I’m not suggesting I understand your code fully, but a general rule of thumb is that ptxas should never crash. Combined with the fact that the compiler/ptxas seems to be happy with sm_35 generation instead of sm_50 generation suggests to me a ptxas/compiler bug (as opposed to some defect in your code).

I don’t have any further insight at the moment. You are likely a much smarter programmer than I am, and I’m certain that the compiler engineers at NVIDIA are much smarter than I am. If I learn anything relevant, I’ll report back.

But I was though!

I am most likely wrong though. It was just a fun thought. I have no idea why the compiler dies doing it.

I think maybe you misread. I am saying “we do observe the ptxas crash”.

With the printf: no dead code removal, crash is observed
without the printf: dead code removal, no crash

As a rule of thumb, whenever a compiler component segfaults [as PTXAS did here], or produces an error message that mentions an “internal compiler error”, it is a good idea to go ahead and file a bug via the form on the registered developer website (provided you are using the latest released tool chain).

While such errors may be ultimately be caused by invalid or otherwise problematic source code being compiled, abnormal terminations should be brought to the attention of the compiler team, as broken source code should cause a proper error message to be emitted, not crash the compiler.

But my code is perfect…

(This is a joke post, btw)

Even perfect code can trigger compiler bugs that manifest as segfaults :-)

Yes, I understand you’re joking. My point is, it does not matter how perfect or how broken a given piece of CUDA code is, if the compiler segfaults or reports an internal compiler error, this is not an acceptable response by the compiler, and such instances should be reported as bugs to NVIDIA.

Any updates from the nVidia people?

Is there also a link to the filed bug?

The bug is not an external one. You’re welcome to file your own bug, in which case you’ll have some trackability of your own. The way these things go, I really don’t find out much until the next release (CUDA 7) is imminent. If you need an immediate workaround I would suggest compiling for sm_35. If you specify -arch=sm_35 instead of the more elaborate forms of target specification, your code will run on any maxwell also.

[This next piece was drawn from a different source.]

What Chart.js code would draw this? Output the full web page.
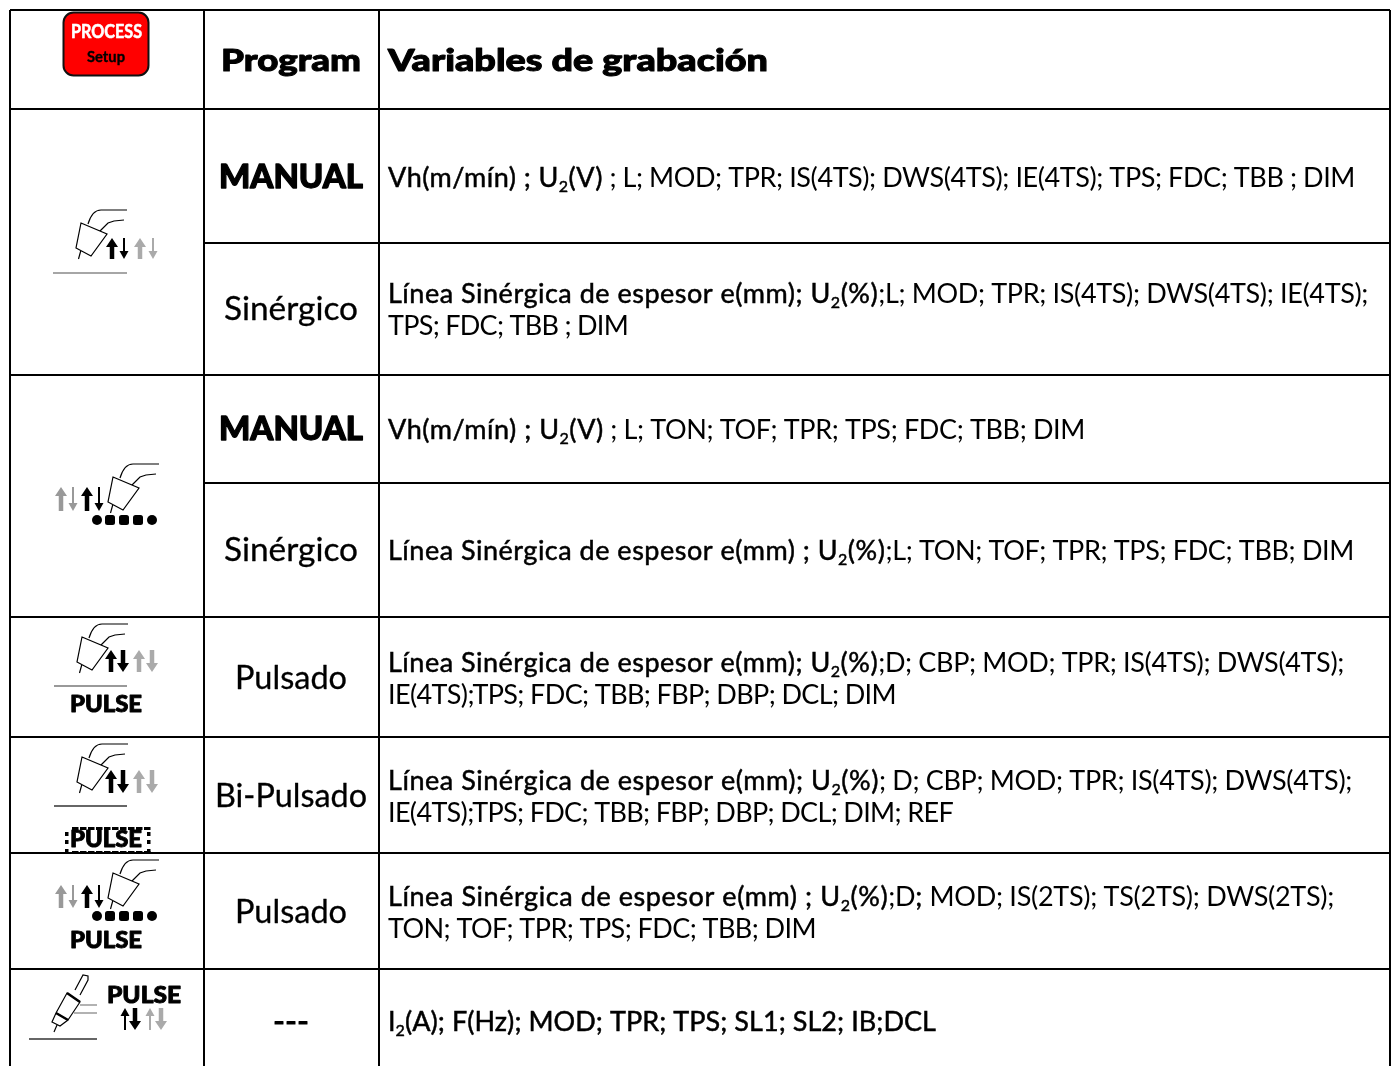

The bug I filed is 1562955 if you want to refer to it in correspondence. But you won’t be able to access it directly yourself using that number.

Eh, I’ll just trust my code without testing…

I know, it sounds crazy but believe me, I’ll find out really, really quickly if my data is bad. Plus, I still have the use of assert()'s so that’s all I really need. Printing data is just a relic of me being bad at debuggers.